_SUPPLIED DATA_
++++++

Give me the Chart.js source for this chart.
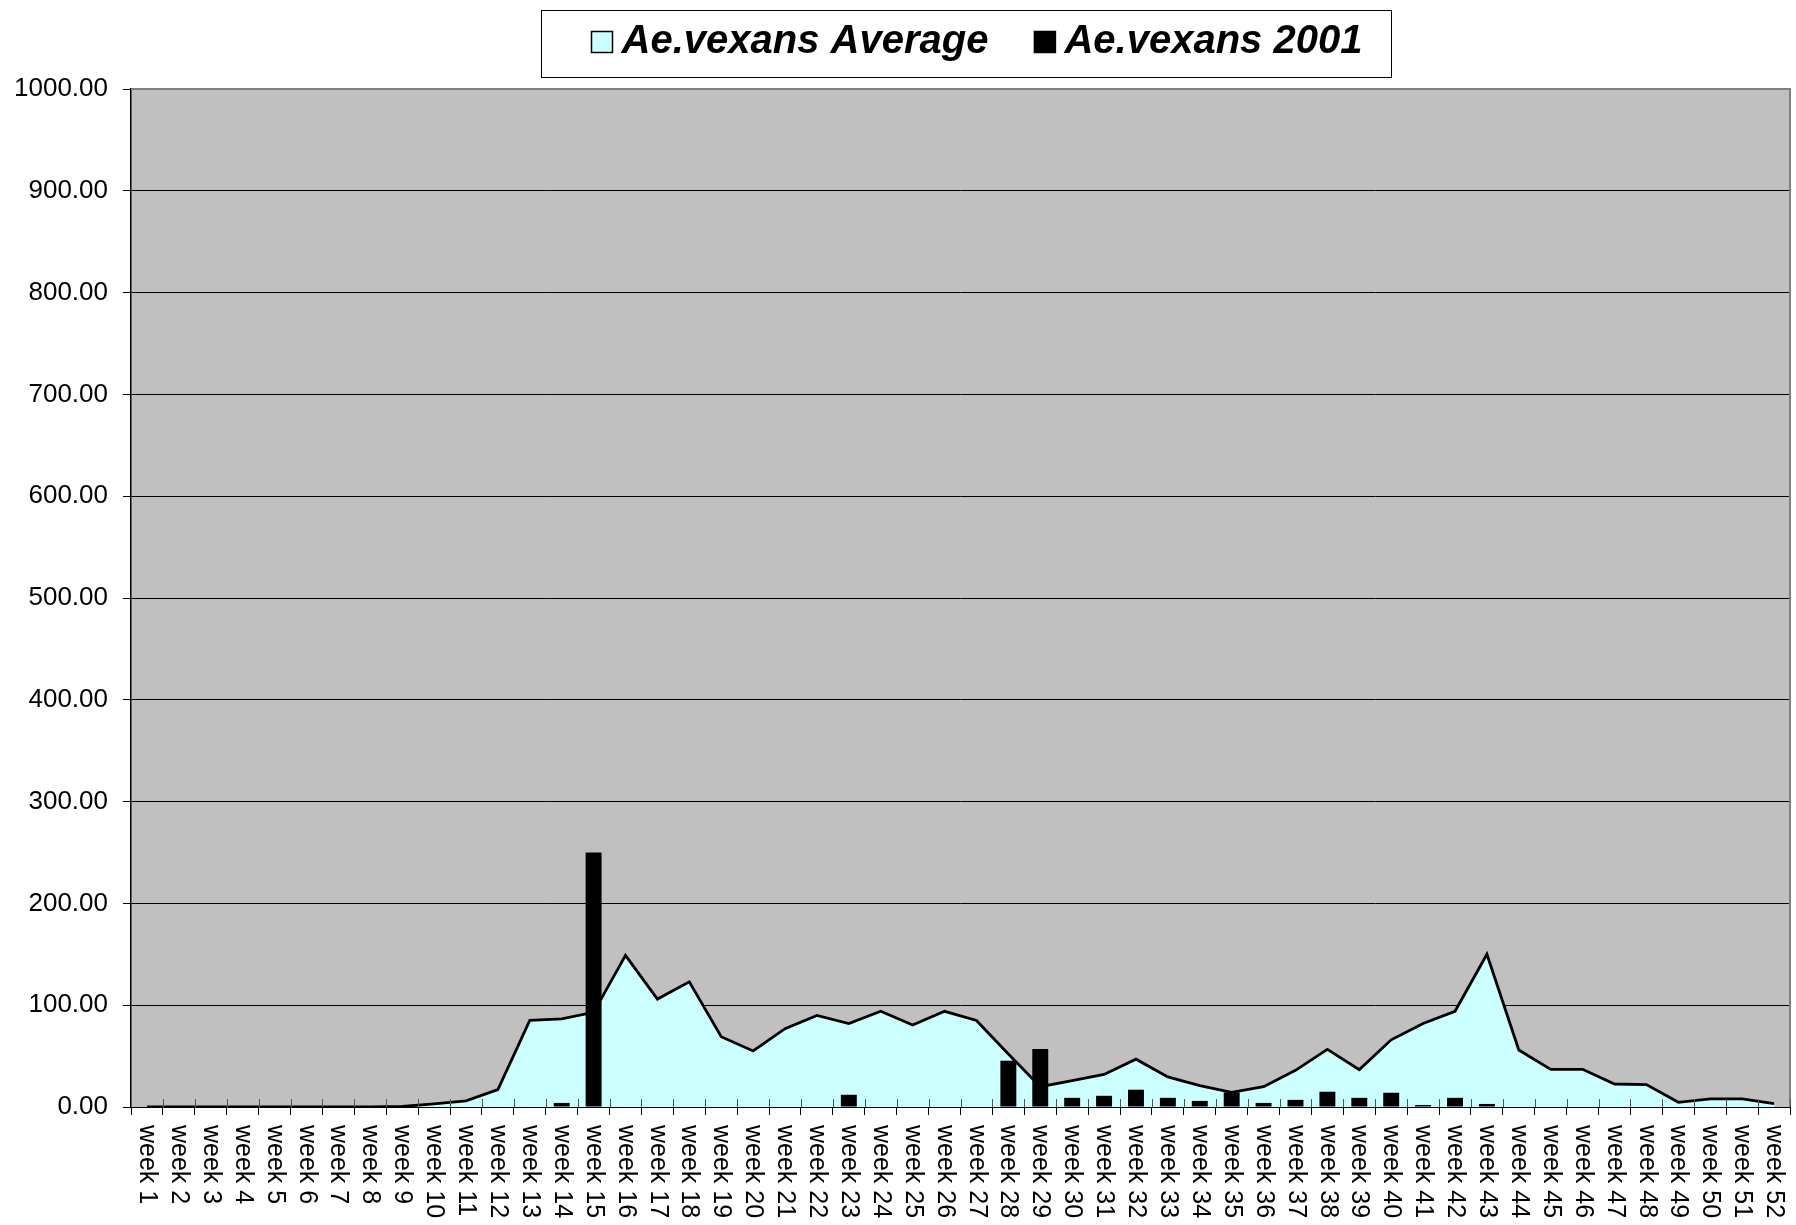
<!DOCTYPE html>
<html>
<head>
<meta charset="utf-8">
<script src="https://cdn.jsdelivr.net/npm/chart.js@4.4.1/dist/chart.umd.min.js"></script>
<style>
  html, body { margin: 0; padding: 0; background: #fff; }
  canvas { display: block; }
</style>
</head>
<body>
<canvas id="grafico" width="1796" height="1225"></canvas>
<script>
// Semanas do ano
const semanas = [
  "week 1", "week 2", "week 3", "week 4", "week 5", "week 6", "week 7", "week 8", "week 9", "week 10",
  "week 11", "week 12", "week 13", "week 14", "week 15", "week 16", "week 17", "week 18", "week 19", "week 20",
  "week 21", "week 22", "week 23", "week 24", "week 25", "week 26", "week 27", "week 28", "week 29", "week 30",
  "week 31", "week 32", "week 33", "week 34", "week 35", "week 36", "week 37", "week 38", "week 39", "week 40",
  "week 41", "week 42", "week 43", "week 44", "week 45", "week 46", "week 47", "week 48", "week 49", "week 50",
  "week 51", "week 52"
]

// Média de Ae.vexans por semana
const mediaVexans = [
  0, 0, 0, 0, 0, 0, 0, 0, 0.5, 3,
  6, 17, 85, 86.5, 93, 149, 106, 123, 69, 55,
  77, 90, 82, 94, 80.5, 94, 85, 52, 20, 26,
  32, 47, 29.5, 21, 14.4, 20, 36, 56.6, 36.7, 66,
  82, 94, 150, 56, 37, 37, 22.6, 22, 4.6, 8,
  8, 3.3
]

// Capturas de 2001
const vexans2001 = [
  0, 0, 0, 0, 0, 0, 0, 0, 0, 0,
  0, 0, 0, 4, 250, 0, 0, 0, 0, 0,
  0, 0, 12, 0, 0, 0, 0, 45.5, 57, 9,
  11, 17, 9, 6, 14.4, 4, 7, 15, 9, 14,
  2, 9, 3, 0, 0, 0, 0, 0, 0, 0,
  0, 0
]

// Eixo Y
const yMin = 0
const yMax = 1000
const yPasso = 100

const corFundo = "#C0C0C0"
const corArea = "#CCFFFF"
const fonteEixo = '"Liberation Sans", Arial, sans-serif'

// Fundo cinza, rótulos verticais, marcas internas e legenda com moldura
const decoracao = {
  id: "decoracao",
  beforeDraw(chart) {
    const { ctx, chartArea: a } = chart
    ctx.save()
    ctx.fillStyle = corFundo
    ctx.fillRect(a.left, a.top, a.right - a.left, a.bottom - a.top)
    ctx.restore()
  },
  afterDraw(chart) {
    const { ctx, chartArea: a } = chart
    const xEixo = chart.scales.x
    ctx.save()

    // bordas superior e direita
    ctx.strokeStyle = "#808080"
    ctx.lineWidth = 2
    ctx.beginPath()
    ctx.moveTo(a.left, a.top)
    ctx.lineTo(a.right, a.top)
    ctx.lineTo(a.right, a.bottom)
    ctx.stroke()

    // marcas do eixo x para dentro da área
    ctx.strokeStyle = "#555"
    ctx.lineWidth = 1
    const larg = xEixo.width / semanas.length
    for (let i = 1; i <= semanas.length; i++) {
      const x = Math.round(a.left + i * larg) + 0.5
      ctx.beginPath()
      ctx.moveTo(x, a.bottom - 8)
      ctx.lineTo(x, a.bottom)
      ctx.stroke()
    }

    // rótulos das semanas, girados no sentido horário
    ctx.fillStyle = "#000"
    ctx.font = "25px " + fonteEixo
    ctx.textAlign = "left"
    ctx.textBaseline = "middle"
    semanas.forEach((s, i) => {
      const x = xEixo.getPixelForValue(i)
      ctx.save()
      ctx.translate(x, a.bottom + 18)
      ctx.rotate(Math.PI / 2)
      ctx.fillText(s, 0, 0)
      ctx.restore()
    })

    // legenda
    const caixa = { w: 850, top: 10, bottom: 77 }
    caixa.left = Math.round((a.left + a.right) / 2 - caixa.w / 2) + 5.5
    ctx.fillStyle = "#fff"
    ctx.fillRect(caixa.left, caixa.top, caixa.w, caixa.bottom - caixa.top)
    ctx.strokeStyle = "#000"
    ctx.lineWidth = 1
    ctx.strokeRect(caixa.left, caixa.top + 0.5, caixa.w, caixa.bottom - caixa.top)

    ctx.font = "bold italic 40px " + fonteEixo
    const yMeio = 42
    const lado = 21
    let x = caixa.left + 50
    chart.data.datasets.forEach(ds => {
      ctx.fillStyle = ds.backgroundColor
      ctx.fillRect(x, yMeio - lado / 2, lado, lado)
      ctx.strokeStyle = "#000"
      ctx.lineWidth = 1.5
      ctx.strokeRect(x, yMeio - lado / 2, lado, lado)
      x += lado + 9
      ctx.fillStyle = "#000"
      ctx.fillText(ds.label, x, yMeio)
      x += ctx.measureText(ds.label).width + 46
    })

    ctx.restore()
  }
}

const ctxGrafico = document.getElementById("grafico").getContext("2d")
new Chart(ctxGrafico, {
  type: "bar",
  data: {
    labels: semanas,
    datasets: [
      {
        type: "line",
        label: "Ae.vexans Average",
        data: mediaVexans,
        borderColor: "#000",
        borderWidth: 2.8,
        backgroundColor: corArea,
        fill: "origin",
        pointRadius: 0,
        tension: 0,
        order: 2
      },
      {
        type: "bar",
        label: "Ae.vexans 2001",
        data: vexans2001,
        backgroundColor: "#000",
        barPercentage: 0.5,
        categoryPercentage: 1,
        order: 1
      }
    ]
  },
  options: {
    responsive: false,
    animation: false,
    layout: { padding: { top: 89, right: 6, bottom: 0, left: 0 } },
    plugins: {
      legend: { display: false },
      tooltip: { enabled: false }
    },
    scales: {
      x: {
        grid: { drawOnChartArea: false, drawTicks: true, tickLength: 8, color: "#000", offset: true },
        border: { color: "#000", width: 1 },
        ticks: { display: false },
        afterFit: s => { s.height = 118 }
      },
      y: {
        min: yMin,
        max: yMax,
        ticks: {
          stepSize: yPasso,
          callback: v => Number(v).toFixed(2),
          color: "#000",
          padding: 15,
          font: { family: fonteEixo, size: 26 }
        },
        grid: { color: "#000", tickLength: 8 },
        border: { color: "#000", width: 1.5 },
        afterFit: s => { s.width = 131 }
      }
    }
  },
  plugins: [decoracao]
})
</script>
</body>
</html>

++++++

_EXERCISE AIM_
Omit the pictures, and quote the material above exactly as given.

_ANSWER FOR THE TASK_
Give me the Chart.js source for this chart.
<!DOCTYPE html>
<html>
<head>
<meta charset="utf-8">
<script src="https://cdn.jsdelivr.net/npm/chart.js@4.4.1/dist/chart.umd.min.js"></script>
<style>
  html, body { margin: 0; padding: 0; background: #fff; }
  canvas { display: block; }
</style>
</head>
<body>
<canvas id="grafico" width="1796" height="1225"></canvas>
<script>
// Semanas do ano
const semanas = [
  "week 1", "week 2", "week 3", "week 4", "week 5", "week 6", "week 7", "week 8", "week 9", "week 10",
  "week 11", "week 12", "week 13", "week 14", "week 15", "week 16", "week 17", "week 18", "week 19", "week 20",
  "week 21", "week 22", "week 23", "week 24", "week 25", "week 26", "week 27", "week 28", "week 29", "week 30",
  "week 31", "week 32", "week 33", "week 34", "week 35", "week 36", "week 37", "week 38", "week 39", "week 40",
  "week 41", "week 42", "week 43", "week 44", "week 45", "week 46", "week 47", "week 48", "week 49", "week 50",
  "week 51", "week 52"
]

// Média de Ae.vexans por semana
const mediaVexans = [
  0, 0, 0, 0, 0, 0, 0, 0, 0.5, 3,
  6, 17, 85, 86.5, 93, 149, 106, 123, 69, 55,
  77, 90, 82, 94, 80.5, 94, 85, 52, 20, 26,
  32, 47, 29.5, 21, 14.4, 20, 36, 56.6, 36.7, 66,
  82, 94, 150, 56, 37, 37, 22.6, 22, 4.6, 8,
  8, 3.3
]

// Capturas de 2001
const vexans2001 = [
  0, 0, 0, 0, 0, 0, 0, 0, 0, 0,
  0, 0, 0, 4, 250, 0, 0, 0, 0, 0,
  0, 0, 12, 0, 0, 0, 0, 45.5, 57, 9,
  11, 17, 9, 6, 14.4, 4, 7, 15, 9, 14,
  2, 9, 3, 0, 0, 0, 0, 0, 0, 0,
  0, 0
]

// Eixo Y
const yMin = 0
const yMax = 1000
const yPasso = 100

const corFundo = "#C0C0C0"
const corArea = "#CCFFFF"
const fonteEixo = '"Liberation Sans", Arial, sans-serif'

// Fundo cinza, rótulos verticais, marcas internas e legenda com moldura
const decoracao = {
  id: "decoracao",
  beforeDraw(chart) {
    const { ctx, chartArea: a } = chart
    ctx.save()
    ctx.fillStyle = corFundo
    ctx.fillRect(a.left, a.top, a.right - a.left, a.bottom - a.top)
    ctx.restore()
  },
  afterDraw(chart) {
    const { ctx, chartArea: a } = chart
    const xEixo = chart.scales.x
    ctx.save()

    // bordas superior e direita
    ctx.strokeStyle = "#808080"
    ctx.lineWidth = 2
    ctx.beginPath()
    ctx.moveTo(a.left, a.top)
    ctx.lineTo(a.right, a.top)
    ctx.lineTo(a.right, a.bottom)
    ctx.stroke()

    // marcas do eixo x para dentro da área
    ctx.strokeStyle = "#555"
    ctx.lineWidth = 1
    const larg = xEixo.width / semanas.length
    for (let i = 1; i <= semanas.length; i++) {
      const x = Math.round(a.left + i * larg) + 0.5
      ctx.beginPath()
      ctx.moveTo(x, a.bottom - 8)
      ctx.lineTo(x, a.bottom)
      ctx.stroke()
    }

    // rótulos das semanas, girados no sentido horário
    ctx.fillStyle = "#000"
    ctx.font = "25px " + fonteEixo
    ctx.textAlign = "left"
    ctx.textBaseline = "middle"
    semanas.forEach((s, i) => {
      const x = xEixo.getPixelForValue(i)
      ctx.save()
      ctx.translate(x, a.bottom + 18)
      ctx.rotate(Math.PI / 2)
      ctx.fillText(s, 0, 0)
      ctx.restore()
    })

    // legenda
    const caixa = { w: 850, top: 10, bottom: 77 }
    caixa.left = Math.round((a.left + a.right) / 2 - caixa.w / 2) + 5.5
    ctx.fillStyle = "#fff"
    ctx.fillRect(caixa.left, caixa.top, caixa.w, caixa.bottom - caixa.top)
    ctx.strokeStyle = "#000"
    ctx.lineWidth = 1
    ctx.strokeRect(caixa.left, caixa.top + 0.5, caixa.w, caixa.bottom - caixa.top)

    ctx.font = "bold italic 40px " + fonteEixo
    const yMeio = 42
    const lado = 21
    let x = caixa.left + 50
    chart.data.datasets.forEach(ds => {
      ctx.fillStyle = ds.backgroundColor
      ctx.fillRect(x, yMeio - lado / 2, lado, lado)
      ctx.strokeStyle = "#000"
      ctx.lineWidth = 1.5
      ctx.strokeRect(x, yMeio - lado / 2, lado, lado)
      x += lado + 9
      ctx.fillStyle = "#000"
      ctx.fillText(ds.label, x, yMeio)
      x += ctx.measureText(ds.label).width + 46
    })

    ctx.restore()
  }
}

const ctxGrafico = document.getElementById("grafico").getContext("2d")
new Chart(ctxGrafico, {
  type: "bar",
  data: {
    labels: semanas,
    datasets: [
      {
        type: "line",
        label: "Ae.vexans Average",
        data: mediaVexans,
        borderColor: "#000",
        borderWidth: 2.8,
        backgroundColor: corArea,
        fill: "origin",
        pointRadius: 0,
        tension: 0,
        order: 2
      },
      {
        type: "bar",
        label: "Ae.vexans 2001",
        data: vexans2001,
        backgroundColor: "#000",
        barPercentage: 0.5,
        categoryPercentage: 1,
        order: 1
      }
    ]
  },
  options: {
    responsive: false,
    animation: false,
    layout: { padding: { top: 89, right: 6, bottom: 0, left: 0 } },
    plugins: {
      legend: { display: false },
      tooltip: { enabled: false }
    },
    scales: {
      x: {
        grid: { drawOnChartArea: false, drawTicks: true, tickLength: 8, color: "#000", offset: true },
        border: { color: "#000", width: 1 },
        ticks: { display: false },
        afterFit: s => { s.height = 118 }
      },
      y: {
        min: yMin,
        max: yMax,
        ticks: {
          stepSize: yPasso,
          callback: v => Number(v).toFixed(2),
          color: "#000",
          padding: 15,
          font: { family: fonteEixo, size: 26 }
        },
        grid: { color: "#000", tickLength: 8 },
        border: { color: "#000", width: 1.5 },
        afterFit: s => { s.width = 131 }
      }
    }
  },
  plugins: [decoracao]
})
</script>
</body>
</html>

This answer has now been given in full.